On August 26, 2016, he forced himself into the plane and, once it was up in the air, jumped over the threshold toward the world below. As soon as he was airborne, his life changed forever. 

“The second we left the airplane I was like, yep, this is what I want to do,” he recalled.

When he hit the ground, he asked the cameraman who had jumped alongside him how he could get a similar job. The cameraman suggested a training course being held the following weekend. It was the last session of the year, so Kanouff registered. A week after his first jump, he was on his way to making a career out of skydiving. 

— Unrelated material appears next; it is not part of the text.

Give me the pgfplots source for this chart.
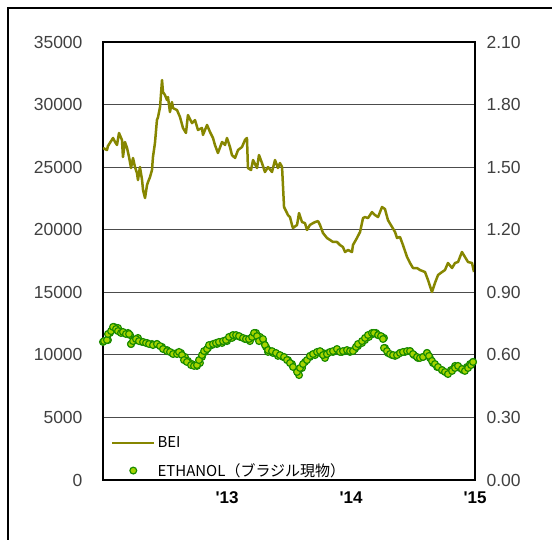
\documentclass[border=0pt]{standalone}
\usepackage{fontspec}
\setmainfont{Liberation Sans}
\newfontfamily\cjk{Noto Sans CJK JP}
\usepackage{pgfplots}
\usepackage{pgfplotstable}
\pgfplotsset{compat=1.18}
\definecolor{beiolive}{RGB}{134,134,0}
\definecolor{ethfill}{RGB}{165,212,0}
\definecolor{ethedge}{RGB}{28,140,0}
\pgfplotsset{
  linelegend/.style={legend image code/.code={\draw[##1] (0pt,0pt) -- (42pt,0pt);}},
  dotlegend/.style={legend image code/.code={\draw[##1] plot coordinates {(21pt,0pt)};}},
}

\pgfplotstableread{
t v
2012.000 26530
2012.032 26370
2012.040 26690
2012.081 27330
2012.097 27010
2012.113 26770
2012.129 27730
2012.153 27170
2012.161 25810
2012.177 27010
2012.194 26530
2012.210 25810
2012.226 24930
2012.242 25730
2012.258 25010
2012.274 24530
2012.282 23970
2012.298 25010
2012.315 23970
2012.323 23170
2012.339 22530
2012.355 23570
2012.363 23810
2012.379 24210
2012.395 24770
2012.403 25810
2012.419 26930
2012.435 28760
2012.444 29000
2012.460 29800
2012.476 31960
2012.484 31000
2012.500 30760
2012.516 30360
2012.524 30600
2012.540 29400
2012.556 30200
2012.565 29720
2012.597 29560
2012.621 29000
2012.645 28130
2012.669 27730
2012.685 29160
2012.718 28520
2012.742 28760
2012.766 27970
2012.798 28130
2012.806 27570
2012.839 28370
2012.863 27810
2012.887 27330
2012.903 26770
2012.927 26130
2012.960 27010
2012.984 26770
2013.000 27330
2013.024 26610
2013.040 25970
2013.065 25730
2013.089 26370
2013.121 26610
2013.145 27170
2013.161 27330
2013.169 24930
2013.194 24770
2013.210 25570
2013.242 24930
2013.258 25970
2013.282 25330
2013.306 24610
2013.331 25010
2013.363 24610
2013.387 25570
2013.411 24930
2013.427 25330
2013.444 25010
2013.460 21810
2013.492 21170
2013.508 21010
2013.524 20380
2013.532 20140
2013.565 20380
2013.581 21330
2013.605 20610
2013.629 20530
2013.645 19980
2013.669 20380
2013.694 20530
2013.710 20610
2013.734 20690
2013.750 20380
2013.774 19740
2013.806 19340
2013.831 19180
2013.855 19020
2013.887 19020
2013.911 18780
2013.935 18620
2013.952 18220
2013.976 18380
2014.008 18220
2014.016 18780
2014.048 19340
2014.073 19820
2014.097 20930
2014.113 21010
2014.137 20930
2014.169 21410
2014.194 21170
2014.218 21010
2014.250 21810
2014.274 21650
2014.298 20770
2014.331 20220
2014.355 19820
2014.371 19340
2014.395 19420
2014.419 18780
2014.452 17820
2014.476 17340
2014.500 16940
2014.532 16940
2014.556 16780
2014.597 16620
2014.621 15980
2014.653 15020
2014.677 15740
2014.702 16380
2014.734 16620
2014.758 16780
2014.782 17340
2014.815 16940
2014.839 17340
2014.863 17420
2014.895 18220
2014.919 17820
2014.944 17420
2014.976 17340
2014.992 16620
}\bei

\pgfplotstableread{
t v
2012.000 0.662
2012.040 0.671
2012.056 0.705
2012.073 0.719
2012.089 0.734
2012.121 0.729
2012.145 0.710
2012.169 0.705
2012.202 0.705
2012.218 0.695
2012.226 0.652
2012.250 0.671
2012.282 0.681
2012.315 0.662
2012.355 0.657
2012.395 0.652
2012.435 0.652
2012.476 0.638
2012.516 0.623
2012.556 0.609
2012.597 0.609
2012.629 0.609
2012.661 0.590
2012.685 0.571
2012.718 0.556
2012.758 0.547
2012.782 0.561
2012.798 0.590
2012.823 0.614
2012.847 0.633
2012.879 0.647
2012.919 0.652
2012.960 0.657
2013.000 0.666
2013.040 0.681
2013.065 0.690
2013.105 0.686
2013.145 0.676
2013.185 0.666
2013.210 0.686
2013.234 0.705
2013.266 0.686
2013.290 0.666
2013.315 0.638
2013.331 0.614
2013.371 0.609
2013.411 0.595
2013.452 0.590
2013.492 0.575
2013.524 0.556
2013.565 0.527
2013.581 0.503
2013.605 0.537
2013.629 0.566
2013.669 0.590
2013.710 0.599
2013.750 0.609
2013.774 0.609
2013.790 0.585
2013.815 0.609
2013.855 0.614
2013.887 0.623
2013.927 0.614
2013.952 0.618
2013.992 0.614
2014.032 0.628
2014.056 0.642
2014.089 0.657
2014.113 0.671
2014.145 0.686
2014.177 0.700
2014.202 0.705
2014.218 0.695
2014.250 0.686
2014.266 0.681
2014.274 0.633
2014.298 0.609
2014.331 0.599
2014.355 0.595
2014.395 0.609
2014.435 0.614
2014.476 0.618
2014.508 0.599
2014.540 0.585
2014.581 0.590
2014.613 0.609
2014.637 0.585
2014.661 0.561
2014.694 0.542
2014.734 0.527
2014.774 0.513
2014.806 0.527
2014.839 0.547
2014.879 0.537
2014.903 0.527
2014.935 0.542
2014.960 0.556
2014.984 0.566
2012.008 0.666
2012.032 0.671
2012.040 0.700
2012.065 0.714
2012.081 0.734
2012.105 0.724
2012.121 0.714
2012.145 0.705
2012.161 0.710
2012.185 0.700
2012.210 0.700
2012.226 0.652
2012.242 0.666
2012.266 0.676
2012.290 0.666
2012.323 0.662
2012.347 0.657
2012.371 0.652
2012.403 0.647
2012.435 0.652
2012.460 0.642
2012.484 0.628
2012.516 0.618
2012.540 0.614
2012.565 0.604
2012.597 0.604
2012.613 0.614
2012.637 0.599
2012.653 0.575
2012.677 0.566
2012.710 0.551
2012.734 0.547
2012.758 0.551
2012.774 0.575
2012.798 0.599
2012.815 0.618
2012.839 0.628
2012.855 0.647
2012.887 0.652
2012.911 0.657
2012.935 0.662
2012.968 0.666
2012.992 0.671
2013.016 0.686
2013.048 0.695
2013.073 0.695
2013.097 0.690
2013.129 0.681
2013.153 0.676
2013.177 0.676
2013.202 0.686
2013.218 0.705
2013.242 0.690
2013.258 0.666
2013.290 0.676
2013.306 0.647
2013.331 0.623
2013.363 0.618
2013.395 0.609
2013.427 0.599
2013.460 0.590
2013.484 0.575
2013.508 0.561
2013.532 0.542
2013.565 0.518
2013.589 0.537
2013.613 0.556
2013.645 0.575
2013.669 0.595
2013.694 0.604
2013.726 0.614
2013.750 0.618
2013.774 0.599
2013.806 0.604
2013.831 0.614
2013.855 0.618
2013.887 0.628
2013.911 0.614
2013.935 0.618
2013.968 0.623
2013.992 0.618
2014.016 0.618
2014.040 0.638
2014.056 0.652
2014.089 0.666
2014.113 0.681
2014.137 0.695
2014.169 0.705
2014.185 0.705
2014.218 0.695
2014.242 0.690
2014.258 0.676
2014.266 0.633
2014.290 0.618
2014.315 0.604
2014.339 0.599
2014.371 0.599
2014.395 0.609
2014.419 0.614
2014.452 0.618
2014.476 0.618
2014.500 0.604
2014.532 0.590
2014.556 0.585
2014.581 0.590
2014.613 0.609
2014.629 0.595
2014.653 0.571
2014.677 0.556
2014.702 0.542
2014.734 0.527
2014.758 0.518
2014.782 0.508
2014.815 0.523
2014.839 0.537
2014.863 0.547
2014.895 0.532
2014.919 0.523
2014.944 0.537
2014.968 0.551
2014.984 0.566
}\eth

\begin{document}
\begin{tikzpicture}[x=1pt,y=1pt]
\useasboundingbox (0,0) rectangle (552,-540);
\draw[line width=2pt] (8,-560) -- (8,-8) -- (570,-8);

\pgfplotsset{
  common/.style={
    scale only axis, width=372pt, height=438pt,
    at={(103pt,-480pt)}, anchor=south west,
    xmin=2012, xmax=2015,
    major tick length=0pt,
    scaled ticks=false,
    /pgf/number format/assume math mode=true,
    ticklabel style={font=\fontsize{17.5}{20}\selectfont, text=black!75},
  }
}

\begin{axis}[common,
  ymin=0, ymax=35000,
  ytick={0,5000,10000,15000,20000,25000,30000,35000},
  yticklabel style={xshift=-17pt, /pgf/number format/fixed, /pgf/number format/1000 sep={}},
  xtick={2013,2014,2015},
  xticklabels={\textquotesingle13,\textquotesingle14,\textquotesingle15},
  xticklabel style={yshift=-8pt, text=black, font=\bfseries\fontsize{17}{20}\selectfont},
  ymajorgrids,
  grid style={black!70, line width=1.1pt},
  axis line style={black, line width=1.3pt},
]
\addplot[beiolive, line width=2.5pt, line join=round] table[x=t, y=v] {\bei};
\end{axis}

\begin{axis}[common,
  axis y line*=right, axis x line=none,
  ymin=0, ymax=2.1,
  ytick={0,0.3,0.6,0.9,1.2,1.5,1.8,2.1},
  yticklabel style={xshift=8pt, /pgf/number format/fixed, /pgf/number format/fixed zerofill, /pgf/number format/precision=2},
  axis line style={black, line width=1.3pt},
  legend style={at={(0.013,0.108)}, anchor=north west, draw=none, fill=none,
    font=\cjk\fontsize{15}{17}\selectfont, row sep=10pt,
    /tikz/every even column/.append style={column sep=2pt}},
  legend cell align=left,
]
\addlegendimage{beiolive, line width=2.5pt, linelegend}
\addlegendentry{BEI}
\addplot[only marks, mark=*, mark size=3.4pt, mark options={fill=ethfill, draw=ethedge, line width=1.2pt},
  dotlegend] table[x=t, y=v] {\eth};
\addlegendentry{ETHANOL（ブラジル現物）}
\end{axis}
\end{tikzpicture}
\end{document}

At the time of the interview, Kanouff had completed 704 jumps—most of them clothed—in nearly a dozen different states. He has become a sought-after motivational speaker and positioned himself at the sport’s vanguard. But when he decided to go after the world record, he didn’t want to make it about himself. It wasn’t even about skydiving. Kanouff used the platform to raise awareness for another cause close to his heart: men’s mental health.

Within a five-month span leading up to his record-setting day in June 2021, Kanouff lost four people close to him to suicide: his grandfather, his childhood neighbor, his high school best friend, and a fellow member of the skydiving community. It is tradition in skydiving culture to complete one’s 100th jump in the buff, but the man who has set naked skydiving records declined to make his century-milestone in this traditional way. “I jumped naked for the first time filming another jumper’s 100th celebration,” Kanouff said, noting that it was for his jumping buddy, who took his own life just before his own century milestone. That’s when Kanouff decided his record would be set naked. The folks at Guinness told him he needed to jump 24 times to set the record. He chose 60 to represent the number of men who die of suicide every hour.

He contacted the men’s health nonprofit Movember Foundation, and the organization agreed to back the project. A team of volunteers from the Lincoln Sport Parachute Club, Kanouff’s home drop zone, helped plan and execute the day without any hiccups, repacking his parachutes after jumps, monitoring his hydration, and even cooking him bacon and eggs for sustenance. Kanouff alternated between five different parachutes, each re-packed by his team between uses, and two aircrafts. He typically jumps from 10,000 and 14,000 feet, but in order to maximize his total, all of his 60 record-setting jumps were from between 2,500 and 3,000 feet. He estimated that each jump took between seven and nine minutes.

And Guinness World Records wasn’t the day’s only governing body to sanction the event. Jeff Dawson, the founder and president of the Society for the Advancement of Naked Skydiving, drove in from Milwaukee to serve as a verifying official. On jump number 37 of the day, Dawson stripped down and joined Kanouff.

“It’s freedom, it’s breaking the rules, being naughty, doing things that the rest of society wouldn’t normally accept,” said Dawson, who also holds the world record for number of cumulative naked jumps. “But mainly it’s the sense of freedom and just being able to go out there and enjoy the skydive without any clothes on with friends who are doing the same.”

Kanouff and Dawson even joined hands briefly during their jump to set the Nebraska state SANS record for a formation with two people—yet another accomplishment during a day that raised nearly $13,600 for Movember, set a World Record, and launched Kanouff’s career to new heights. There would be more than 500 news stories about the feat appearing across 25 countries. The Hollywood mainstay Skydive Perris would take notice, and recruit Kanouff to California to serve as a cameraman and instructor. There would be agents and PR teams and podcast appearances. But as soon as his feet hit the ground for the 60th time, none of that was on his mind, only jubilation, fellowship, and pie.

He hasn’t stopped yet. In late February, Kanouff set the record for largest naked formation jump, bringing his total of naked jumps (at presstime) to 84.

“It was surreality is what it was,” he said of the sugar-soaked culmination in June. “I couldn’t believe it was happening.”